Tag Archives: Learning behaviour

Semantic absurdities

Semantic Absurdities : What’s Wrong with Mr. Bing Ding Dong?


speech therapy groups
Our crazy Phonic All Star always gets it all wrong when he hits his gong! Can you fix his mistakes with semantics…

Mr. Bing Ding Dong is our Chinese Chef who is from Hong Kong. When he cooks his Chinese meal for his guests, he runs out and hits his gong and says “NG! Dinners Ready!” He likes to cook and sing and wear Bling-Bling whilst flipping chicken wing. One thing about Mr. Bing Ding Dong is that he hits his head and gets a little C-R-A-Z-Y and makes mistakes as the evening gets later. He mixes everything up. Make sure you don’t eat there after 8 o’clock as he is known to mix up his prawn with worm in his dim sims…YUCK! (Listen for his soundtrack on CD2-Carnivale of sound on itunes)  In the folders you will find What’s wrong with Mr. Bing Ding Dong?

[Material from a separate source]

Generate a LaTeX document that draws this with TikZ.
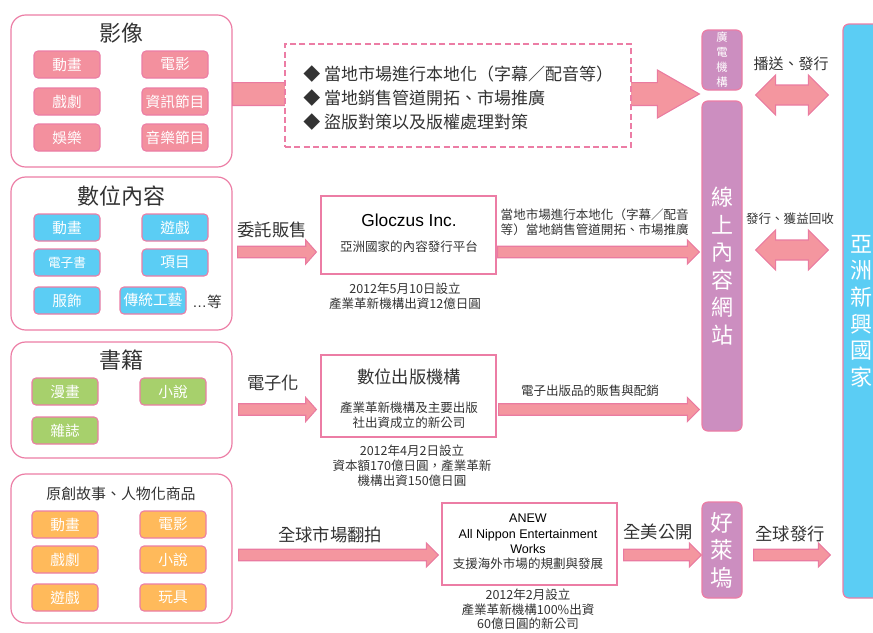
\documentclass[tikz,border=0pt]{standalone}
\usepackage{fontspec}
\setmainfont{Noto Sans CJK TC}
\newfontfamily\latinfont{Liberation Sans}
\usetikzlibrary{positioning,calc}
\definecolor{ccborder}{HTML}{EC7DA5}
\definecolor{ccarrow}{HTML}{F4969F}
\definecolor{ccarrowline}{HTML}{EA7BA0}
\definecolor{ccpink}{HTML}{F3909E}
\definecolor{ccblue}{HTML}{5BCDF4}
\definecolor{ccgreen}{HTML}{A7D06C}
\definecolor{ccorange}{HTML}{FFBA5B}
\definecolor{ccpurple}{HTML}{CC8EC0}
\definecolor{cctext}{HTML}{333333}
\newcommand{\fsz}[2]{\fontsize{#1}{#2}\selectfont}

% block arrow: start, end, half body, half head, head length
\newcommand{\blockarrow}[5]{%
  \draw[flowarrow] let \p1=(#1), \p2=(#2) in
    (\x1,\y1+#3) -- (\x2-#5,\y1+#3) -- (\x2-#5,\y1+#4) -- (\x2,\y1)
    -- (\x2-#5,\y1-#4) -- (\x2-#5,\y1-#3) -- (\x1,\y1-#3) -- cycle;}
% double block arrow: start, end, half body, half head, head length
\newcommand{\duoarrow}[5]{%
  \draw[flowarrow] let \p1=(#1), \p2=(#2) in
    (\x1,\y1) -- (\x1+#5,\y1+#4) -- (\x1+#5,\y1+#3) -- (\x2-#5,\y1+#3)
    -- (\x2-#5,\y1+#4) -- (\x2,\y1) -- (\x2-#5,\y1-#4) -- (\x2-#5,\y1-#3)
    -- (\x1+#5,\y1-#3) -- (\x1+#5,\y1-#4) -- cycle;}

\begin{document}
\begin{tikzpicture}[
  x=0.75pt, y=-0.75pt,
  group/.style={draw=ccborder, line width=0.9pt, fill=white, rounded corners=11pt,
    minimum width=165.75pt},
  item/.style={draw=ccborder, line width=0.8pt, rounded corners=3pt, minimum width=49.5pt,
    minimum height=20.25pt, inner sep=0pt, text=white, font=\fsz{11}{13}},
  title/.style={text=cctext, font=\fsz{16.5}{20}},
  label/.style={text=cctext, font=\fsz{13}{15}},
  note/.style={text=cctext, align=center, font=\fsz{9.4}{11.25}},
  orgbox/.style={draw=ccborder, line width=0.9pt, fill=white, minimum width=131.25pt,
    minimum height=61.5pt},
  sitebox/.style={draw=ccborder, line width=0.9pt, fill=ccpurple, rounded corners=4.5pt,
    minimum width=30pt, text=white, align=center, inner sep=0pt},
  flowarrow/.style={draw=ccarrowline, fill=ccarrow, line width=0.8pt}
]
  \useasboundingbox (0,0) rectangle (873,632);

  % Arrow rows
  \coordinate (row1) at (0,94);
  \coordinate (row2) at (0,252);
  \coordinate (row3) at (0,409.5);
  \coordinate (row4) at (0,555);
  \coordinate (duo1) at (0,95);
  \coordinate (duo2) at (0,250);

  % Right side
  \node[sitebox, minimum height=45pt, font=\fsz{8.5}{11.25}] (broadcast) at (722,60)
    {廣\\電\\機\\構};
  \node[sitebox, minimum height=247.5pt, font=\fsz{16.5}{20.6}] (online) at (722,266)
    {線\\上\\內\\容\\網\\站};
  \node[sitebox, minimum height=72pt, font=\fsz{17}{20.6}] (hollywood) at (722,550)
    {好\\萊\\塢};
  \node[draw=ccborder, line width=0.9pt, fill=ccblue, rounded corners=4.5pt,
    minimum width=31.5pt, minimum height=430.5pt] (asia) at (864,311) {};
  \node[text=white, align=center, inner sep=0pt, font=\fsz{16.5}{20}] at (861,311)
    {亞\\洲\\新\\興\\國\\家};

  % Groups
  \node[group, minimum height=114pt] (video) at (121.5,91) {};
  \node[group, minimum height=114.75pt] (digital) at (121.5,253.5) {};
  \node[group, minimum height=87pt] (books) at (121.5,400) {};
  \node[group, minimum height=111.75pt] (original) at (121.5,548.5) {};

  % Video
  \blockarrow{video.east |- row1}{$(online.west |- row1)+(-2,0)$}{8.6pt}{18pt}{31.5pt}
  \node[draw=ccborder, dash pattern=on 4.5pt off 2.5pt, line width=0.9pt, fill=white,
    minimum width=259.5pt, minimum height=77.25pt] (tasks) at (458,95.5) {};
  \node[anchor=west, align=left, inner sep=0pt, text=cctext, font=\fsz{12.75}{18}]
    (tasklist) at (303,98)
    {◆ 當地市場進行本地化（字幕／配音等）\\◆ 當地銷售管道開拓、市場推廣\\◆ 盜版對策以及版權處理對策};
  \node[title] at (121,33) {影像};
  \node[item, fill=ccpink] (v1) at (67,64.5) {動畫};
  \node[item, fill=ccpink] (v2) at (175,64.5) {電影};
  \node[item, fill=ccpink] (v3) at (67,101.5) {戲劇};
  \node[item, fill=ccpink] (v4) at (175,101.5) {資訊節目};
  \node[item, fill=ccpink] (v5) at (67,137.5) {娛樂};
  \node[item, fill=ccpink] (v6) at (175,137.5) {音樂節目};

  % Digital content
  \node[title] at (121,196) {數位內容};
  \node[item, fill=ccblue] (d1) at (67,227.5) {動畫};
  \node[item, fill=ccblue] (d2) at (175,227.5) {遊戲};
  \node[item, fill=ccblue, font=\fsz{9.5}{11}] (d3) at (67,262.5) {電子書};
  \node[item, fill=ccblue] (d4) at (175,262.5) {項目};
  \node[item, fill=ccblue] (d5) at (67,300.5) {服飾};
  \node[item, fill=ccblue] (d6) at (153,300.5) {傳統工藝};
  \node[text=cctext, font=\fsz{11}{13}] at (207,302) {{\latinfont …}等};

  \node[orgbox, minimum height=58.5pt] (gloczus) at (408.5,235) {};
  \node[text=black, font=\latinfont\fsz{13}{15}] at (409,220) {Gloczus Inc.};
  \node[note] at (409,247) {亞洲國家的內容發行平台};
  \node[note] at (405,296.5) {2012年5月10日設立\\產業革新機構出資12億日圓};

  \blockarrow{$(digital.east |- row2)+(5,0)$}{$(gloczus.west |- row2)+(-4,0)$}{4.3pt}{9pt}{8pt}
  \node[label] at (272,230) {委託販售};
  \blockarrow{$(gloczus.east |- row2)+(1,0)$}{$(online.west |- row2)+(-2,0)$}{4.3pt}{9pt}{9pt}
  \node[note, align=left, anchor=west] at (496,222.5)
    {當地市場進行本地化（字幕／配音\\等）當地銷售管道開拓、市場推廣};

  % Books
  \node[title] at (121,360) {書籍};
  \node[item, fill=ccgreen] (b1) at (65,391.5) {漫畫};
  \node[item, fill=ccgreen] (b2) at (173,391.5) {小說};
  \node[item, fill=ccgreen] (b3) at (65,430.5) {雜誌};

  \node[orgbox] (publisher) at (408.5,396) {};
  \node[text=cctext, font=\fsz{13}{15}] at (409,377) {數位出版機構};
  \node[note] at (409,415.5) {產業革新機構及主要出版\\社出資成立的新公司};
  \node[note] at (412,466) {2012年4月2日設立\\資本額170億日圓，產業革新\\機構出資150億日圓};

  \blockarrow{$(books.east |- row3)+(6,0)$}{$(publisher.west |- row3)+(-4,0)$}{4.3pt}{9pt}{8pt}
  \node[label] at (273,383) {電子化};
  \blockarrow{$(publisher.east |- row3)+(2,0)$}{$(online.west |- row3)+(-2,0)$}{4.3pt}{9pt}{9pt}
  \node[note] at (590,391) {電子出版品的販售與配銷};

  % Original stories
  \node[text=cctext, font=\fsz{11.2}{13}] at (121,494) {原創故事、人物化商品};
  \node[item, fill=ccorange] (o1) at (65,524.5) {動畫};
  \node[item, fill=ccorange] (o2) at (173,524.5) {電影};
  \node[item, fill=ccorange] (o3) at (65,559.5) {戲劇};
  \node[item, fill=ccorange] (o4) at (173,559.5) {小說};
  \node[item, fill=ccorange] (o5) at (65,597.5) {遊戲};
  \node[item, fill=ccorange] (o6) at (173,597.5) {玩具};

  \node[orgbox] (anew) at (529.5,544) {};
  \node[note, text=black, font=\fsz{9.4}{11.5}] at (528,542)
    {{\latinfont ANEW}\\{\latinfont All Nippon Entertainment}\\{\latinfont Works}\\
     {\color{cctext}支援海外市場的規劃與發展}};
  \node[note, font=\fsz{9.4}{11}] at (528,609.5) {2012年2月設立\\產業革新機構100\%出資\\60億日圓的新公司};

  \blockarrow{$(original.east |- row4)+(6,0)$}{$(anew.west |- row4)+(-3,0)$}{4.3pt}{9pt}{9pt}
  \node[label] at (330,535) {全球市場翻拍};
  \blockarrow{$(anew.east |- row4)+(6,0)$}{hollywood.west |- row4}{4.3pt}{9pt}{9pt}
  \node[label] at (658,532) {全美公開};
  \blockarrow{$(hollywood.east |- row4)+(11,0)$}{$(asia.west |- row4)+(-12,0)$}{4.3pt}{9pt}{9pt}
  \node[label] at (790,534) {全球發行};

  % Two-way arrows
  \duoarrow{$(broadcast.east |- duo1)+(13,0)$}{$(asia.west |- duo1)+(-14,0)$}{7.5pt}{15pt}{15pt}
  \node[text=cctext, font=\fsz{11.25}{13}] at (791,64) {播送、發行};
  \duoarrow{$(online.east |- duo2)+(13,0)$}{$(asia.west |- duo2)+(-14,0)$}{7.5pt}{15pt}{15pt}
  \node[note] at (790,219) {發行、獲益回收};
\end{tikzpicture}
\end{document}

Worksheets. Here are some of the confusions he has been facing. Help him to work them out with your child.

 This tasks develops skills for: Verbal expression-vocabulary-semantic relationships

 Task- Explaining what is wrong in the picture

Ask your child to look at the picture and to tell you what they see are wrong in the picture (semantic absurdities). Support them to express their answer using the correct words and well structured sentences. Help them to develop a mature sentence by including clauses (that add to the sentence- eg. Who is wearing a striped jumper) and joining words (ie. And/ or/ but/ and then/ however/so/even though).

Speech therapy made fun with Club Yicketty Yak
Semantic confusion and absurdities are a great way to develop vocabulary and semantic relationships.

Practice these sentences a few times to assist them to learn how to arrange the words in a sentence (syntactic structure).  Ask questions that explore the picture further and to consider events that may not be in the here and now using their prediction, imagination and inferential abilities.

If they get stuck, break your questions down to simple “WH” questions…

  • What is this?
  • Who is this?
  • What is happening in the picture?
  • Where is the boy walking?
  • What do you think he will do next?
  • Why do you think he is…?
  • How do you know it is a …?

Example of an effective language interactions:

Parent:“What is the crazy thing that is happening in the picture?

Child: “The boy is carrying an umbrella but there is money raining from the clouds. Money doesn’t rain from the clouds.”

Parent:“What would you expect would fall from the clouds?”

Child:“Rain usually falls from the clouds.

Parent: “If this picture was true, what do you think the boy might do next?”

Child:“He could pick up the money and go shopping for a new scooter.